Fala-se de um inevitável fim da pesca, pelo menos como a conhecemos hoje. Analisando a conjuntura atual, os pescadores setubalenses projetam-se como os últimos de uma geração. A acumulação histórica de crises induz na comunidade uma ideia de marginalização e estigma, fenómenos encontrados noutros contextos piscatórios (NADEL-KLEIN, 2003, p.134). No entanto, por intermédio de diferentes práticas procuram superar essa instabilidade, recorrendo a ações que fazem parte de um discurso oculto que se opõe ao poder instituído. Falar e discutir crise e decadência neste contexto é uma forma de socialidade, alimenta conversas, no tempo de trabalho ou no tempo da espera e do convívio.

Se o quadro de incerteza não é novidade nos contextos piscatórios, e é algo ao qual as comunidades sempre se adaptaram, vimos como existe uma percepção de que se agravou, associado a essa ideia de crise. Mas o significado de crise, para estas pessoas, parece muito mais complexo e para lá da crise mundial associada à escassez de recursos, porque resulta de um conjunto de processos históricos, sociais, culturais e ecológicos que interagem entre si nos quotidianos dos agentes (NADEL-KLEIN, 2003, p.134).
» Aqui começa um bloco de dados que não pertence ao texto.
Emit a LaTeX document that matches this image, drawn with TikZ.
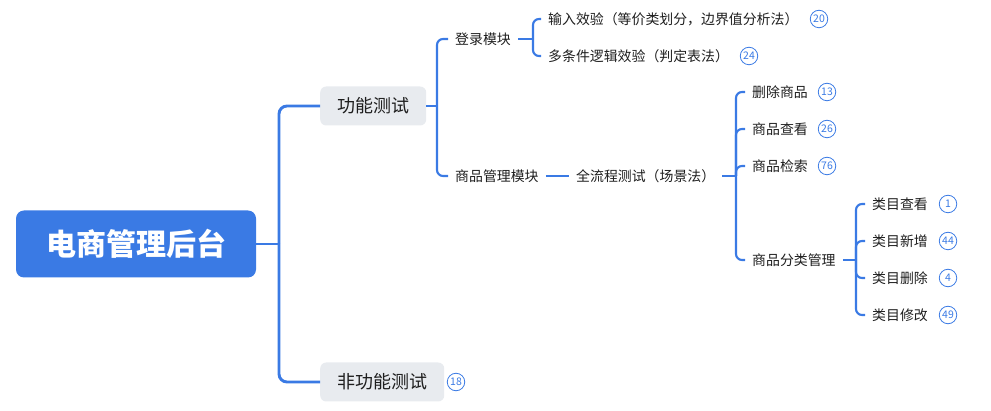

A dificuldade de projetar um futuro, que não o decadente, pode explicar essa percepção. Porque a incerteza enquadra expectativas, colocando em causa reprodução social do grupo. Por isso, as estratégias de resiliência e resistência aqui analisadas revelam uma tentativa dos grupos de estabilizar os seus quotidianos, permitindo vislumbrar futuros.